At the Hadj Razak mosque, a mountain of useless returns are piled up in the courtyard. Office chairs, planks and torn carpets -- nothing of value is evident. But some of the believers' guilt may have been assuaged. All the returned goods will be given back to the original owners, a mosque official says. And if they can't be found, it will be given to the new government or to the poor.

That may be the most likely outcome, since much of the loot comes from the homes of the senior officials of the old regime -- "original owners" who aren't likely to come back to claim their stuff. Hospital officials have already voiced gratitude, however, for getting back some of their looted drugs through the mosques.

It has not escaped many other inhabitants of the capital, though, that most of the looters citywide have seemed to come from Thawra. "All the cars with stolen goods go to Saddam City," said one man in the city center. The rumors may be contributing to -- or attributable to -- the old rivalry between the Sunni and Shiite branches of Islam heating up. "Now the Shiites think they can be the boss -- well, we'll see about that," another man remarked. But politics is not the first concern of many Baghdad residents as long as the city continues to be robbed and set ablaze.

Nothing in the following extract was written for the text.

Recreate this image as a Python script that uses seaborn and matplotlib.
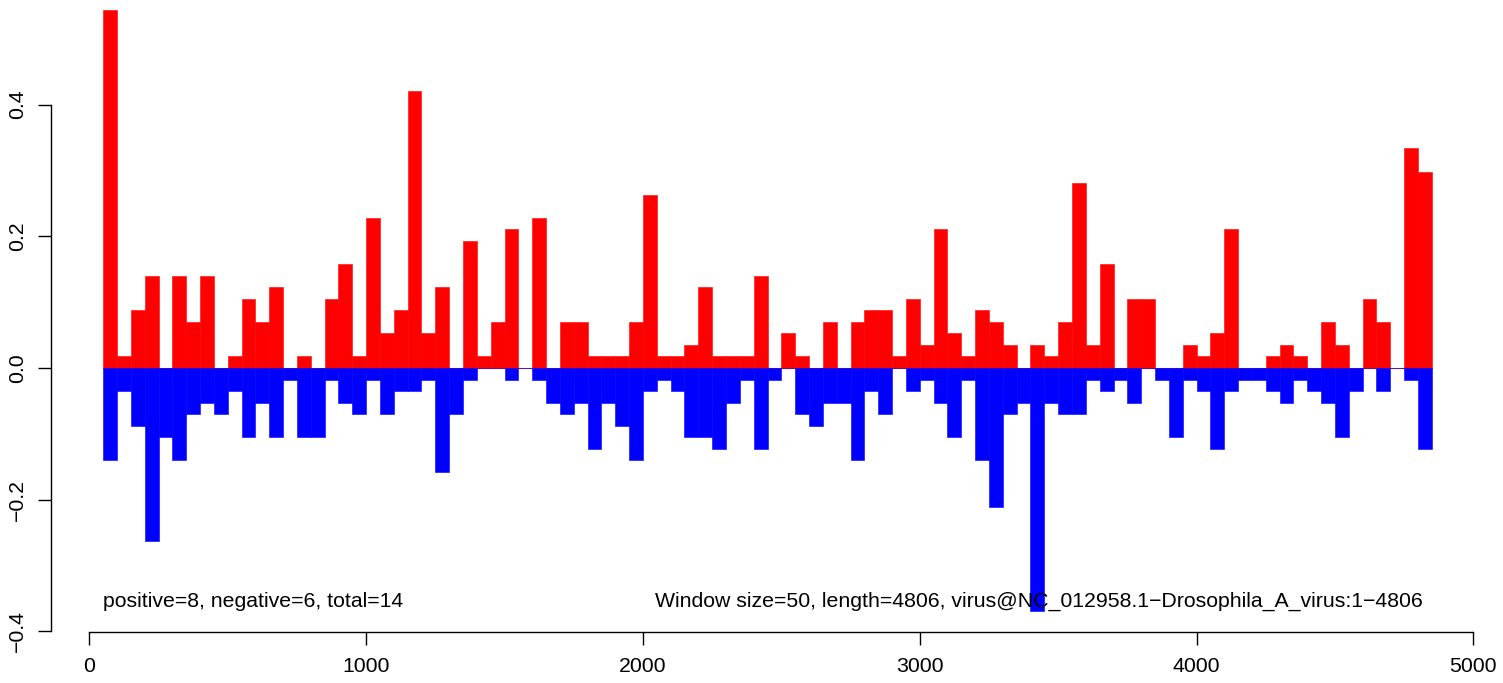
import matplotlib
matplotlib.use("Agg")
import matplotlib.pyplot as plt
import numpy as np
import pandas as pd
import seaborn as sns

# window size 50, values in steps of 1/57
window = 50
length = 4806
step = 1 / 57
window_start = np.arange(50, 4801, window)

pos_counts = [31, 1, 5, 8, 0, 8, 4, 8, 0, 1, 6, 4, 7, 0, 1, 0,
              6, 9, 1, 13, 3, 5, 24, 3, 7, 0, 11, 1, 4, 12, 0, 13,
              0, 4, 4, 1, 1, 1, 4, 15, 1, 1, 2, 7, 1, 1, 1, 8,
              0, 3, 1, 0, 4, 0, 4, 5, 5, 1, 6, 2, 12, 3, 1, 5,
              4, 2, 0, 2, 1, 4, 16, 2, 9, 0, 6, 6, 0, 0, 2, 1,
              3, 12, 0, 0, 1, 2, 1, 0, 4, 2, 0, 6, 4, 0, 19, 17]
neg_counts = [8, 2, 5, 15, 6, 8, 4, 3, 4, 2, 6, 3, 6, 1, 6, 6,
              1, 3, 4, 1, 4, 2, 2, 1, 9, 4, 1, 0, 0, 1, 0, 1,
              3, 4, 3, 7, 3, 5, 8, 2, 1, 2, 6, 6, 7, 3, 1, 7,
              1, 0, 4, 5, 3, 3, 8, 2, 4, 0, 2, 1, 3, 6, 1, 8,
              12, 4, 3, 21, 3, 4, 4, 1, 2, 1, 3, 0, 1, 6, 1, 2,
              7, 2, 1, 1, 2, 3, 1, 2, 3, 6, 2, 0, 2, 0, 1, 7]

y_ticks = [-0.4, -0.2, 0.0, 0.2, 0.4]
y_labels = ["\u22120.4", "\u22120.2", "0.0", "0.2", "0.4"]
x_ticks = [0, 1000, 2000, 3000, 4000, 5000]
left_note = "positive=8, negative=6, total=14"
right_note = ("Window size=50, length=4806, "
              "virus@NC_012958.1\u2212Drosophila_A_virus:1\u22124806")

df = pd.DataFrame({
    "center": window_start + window / 2,
    "positive": np.array(pos_counts) * step,
    "negative": -np.array(neg_counts) * step,
})

plt.rcParams["font.family"] = ["Liberation Sans", "DejaVu Sans"]
fs = 15.3

fig = plt.figure(figsize=(15.03, 6.83), dpi=100)
ax = fig.add_axes([51 / 1503, (683 - 631.7) / 683, (1485 - 51) / 1503, 631.7 / 683])

ax.plot([window_start[0], window_start[-1] + window], [0, 0], color="#888888", lw=0.8, zorder=0.5)
sns.barplot(df, x="center", y="positive", native_scale=True, width=1, color="#FF0000",
            saturation=1, errorbar=None, edgecolor="#FF0000", linewidth=0.4, ax=ax)
sns.barplot(df, x="center", y="negative", native_scale=True, width=1, color="#0000FF",
            saturation=1, errorbar=None, edgecolor="#0000FF", linewidth=0.4, ax=ax)

ax.text(window_start[0], -0.354, left_note, ha="left", va="center", fontsize=fs)
ax.text(length + 10, -0.354, right_note, ha="right", va="center", fontsize=fs)

ax.set_xlim(-138.4, 5042)
ax.set_ylim(-0.4004, 0.5588)
ax.set_xlabel("")
ax.set_ylabel("")

for side in ["top", "right"]:
    ax.spines[side].set_visible(False)
ax.spines["left"].set_bounds(-0.4, 0.4)
ax.spines["bottom"].set_bounds(0, 5000)
for side in ["left", "bottom"]:
    ax.spines[side].set_linewidth(1.0)
    ax.spines[side].set_color("black")

ax.set_xticks(x_ticks, [str(t) for t in x_ticks], fontsize=fs)
ax.set_yticks(y_ticks, y_labels, fontsize=fs, rotation=90, va="center")
ax.tick_params(axis="both", direction="out", length=9.5, width=1.0, colors="black")
ax.tick_params(axis="x", pad=9)
ax.tick_params(axis="y", pad=8)

fig.savefig("out.png", dpi=100)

"Look, that is a warehouse of the Ministry of Transport and Communications," one man tells me, pointing at a burning building. "And there goes the Ministry of Higher Education," he says, pointing at a plume of smoke. "First they steal everything, and then they set it on fire." It's true that the only government building the Marines seem to have strenuously protected is the Ministry of Oil, which has been turned into something of a fortress. The nearby National Museum of Antiquities has famously been looted. Its forlorn director spends his days providing tours of the destruction that has been wrought, the priceless artifacts and years of research destroyed.

The Ibn Al Nafis hospital, not far from the center of town, had U.S. protection until Monday morning, when the armored personnel carrier parked out front pulled out. Director Mohammed Ridda has set up his own security patrols, but the sudden departure of the Americans causes a lot of trouble. "We had sent many of our people home after the Americans arrived here," he explains. "Now there's no telephone and some live very far away." In the short-handed situation, he has taken up guard duty himself.

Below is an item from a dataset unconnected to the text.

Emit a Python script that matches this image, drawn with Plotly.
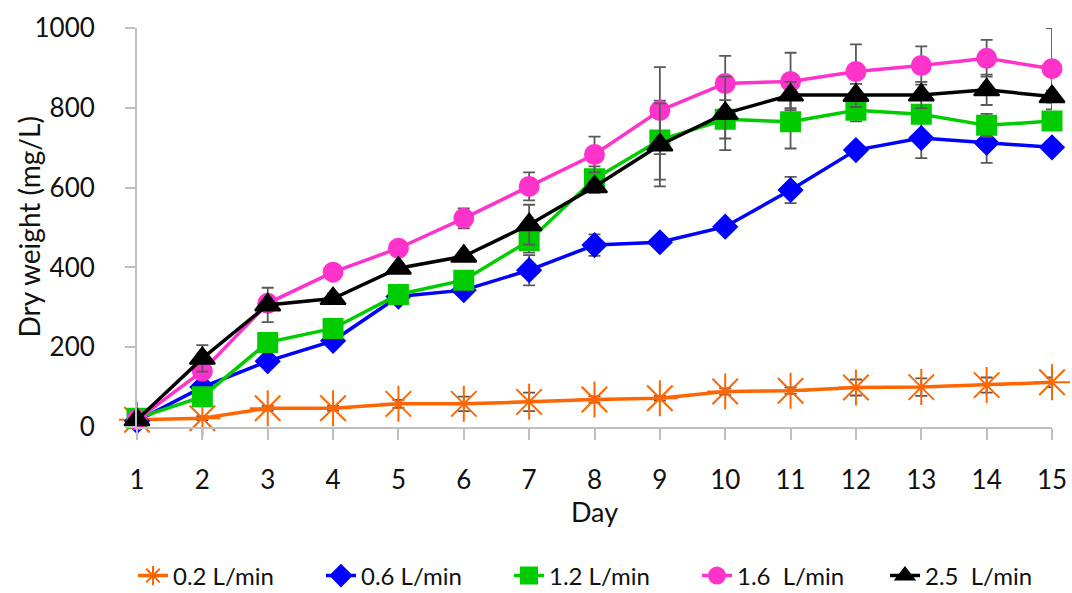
import plotly.graph_objects as go

days = list(range(1, 16))
y_ticks = [0, 200, 400, 600, 800, 1000]

names = ["0.2 L/min", "0.6 L/min", "1.2 L/min", "1.6\u00a0 L/min", "2.5\u00a0 L/min"]

s02 = [18, 22, 47, 47, 58, 58, 63, 69, 72, 89, 91, 99, 100, 105, 112]
s02_err = [3, 5, 6, 6, 10, 18, 23, 8, 6, 8, 8, 20, 22, 19, 12]

s06 = [15, 100, 165, 216, 327, 343, 393, 456, 463, 502, 594, 694, 724, 712, 701]
s06_err = [3, 10, 12, 10, 8, 10, 38, 27, 8, 10, 33, 10, 50, 50, 10]

s12 = [22, 76, 212, 247, 332, 368, 467, 622, 719, 771, 765, 794, 784, 756, 767]
s12_err = [3, 10, 15, 12, 10, 12, 30, 31, 99, 48, 67, 28, 20, 29, 20]

s16 = [18, 140, 310, 388, 448, 523, 603, 683, 793, 861, 866, 891, 906, 924, 898]
s16_err = [3, 10, 15, 10, 10, 25, 35, 45, 109, 69, 72, 68, 48, 46, 102]

s25 = [18, 172, 306, 322, 398, 428, 507, 602, 707, 786, 832, 831, 832, 845, 828]
s25_err = [3, 33, 43, 12, 10, 10, 50, 15, 104, 92, 33, 29, 33, 38, 15]

series = [s02, s06, s12, s16, s25]
errors = [s02_err, s06_err, s12_err, s16_err, s25_err]
colors = ["#FF6600", "#0000FF", "#00CC00", "#FF33CC", "#000000"]
symbols = ["asterisk-open", "diamond", "square", "circle", "triangle-up"]
sizes = [30, 18, 19, 19, 22]

FONT = "Lato"

fig = go.Figure()
for name, ys, err, c, sym, sz in zip(names, series, errors, colors, symbols, sizes):
    fig.add_trace(go.Scatter(
        x=days, y=ys, name=name, mode="lines+markers",
        line=dict(color=c, width=3.5),
        marker=dict(symbol=sym, size=sz, color=c, line=dict(color=c, width=2)),
        error_y=dict(type="data", array=err, color="#595959", thickness=1.8, width=6),
        cliponaxis=False,
    ))

fig.update_layout(
    width=1072, height=593,
    margin=dict(l=137, r=20, t=28, b=166, autoexpand=False),
    paper_bgcolor="white", plot_bgcolor="white",
    font=dict(family=FONT, size=26, color="#111111"),
    showlegend=True,
    legend=dict(orientation="h", x=-0.0044, xanchor="left", y=-0.3734, yanchor="middle",
                font=dict(size=24), itemwidth=30, entrywidth=143, traceorder="normal"),
    annotations=[dict(text="Dry weight (mg/L)", xref="paper", yref="paper",
                      x=(28 - 137) / 915, y=0.5, xanchor="center", yanchor="middle",
                      textangle=-90, showarrow=False, font=dict(size=28))],
)
fig.update_xaxes(
    range=[1, 15], tickmode="array", tickvals=days, ticktext=[str(d) for d in days],
    ticks="outside", ticklen=11, tickwidth=2, tickcolor="#BFBFBF",
    showline=True, linecolor="#BFBFBF", linewidth=2,
    showgrid=False, zeroline=False, ticklabelstandoff=18,
    title=dict(text="Day", standoff=8, font=dict(size=27)),
)
fig.update_yaxes(
    range=[0, 1000], tickmode="array", tickvals=y_ticks,
    ticks="outside", ticklen=10, tickwidth=2, tickcolor="#BFBFBF",
    showline=True, linecolor="#BFBFBF", linewidth=2,
    showgrid=False, zeroline=False, ticklabelstandoff=25,
)

fig.write_html("out.html")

Looters have already tried to get into the hospital, attempting to steal the EKG machine, says Ridda. "They knocked an air-conditioner into the room and got in through the hole, but we chased them off in time." He is angry that the U.S. is not providing better protection: "Only when a wounded journalist was brought here did they park an APC outside and did we get some drugs."

Like other hospitals here, the Ibn Al Nafis has a hard time coping with the war and its aftermath, and every day, more victims of the violence are being brought in. A lot of the patients who come in now suffer from gunshot wounds inflicted by looters.

Sinan Al-Bayati was shot through the cheek by his neighbors: "They robbed an arms depot and then came to steal my car." He resisted, and now he and three of his family members are in the hospital. His cousin was shot through both legs. "When I go home, I will take care of them," says Al-Bayati threateningly.


By Ferry Biedermann

Ferry Biedermann is a journalist based in Beirut.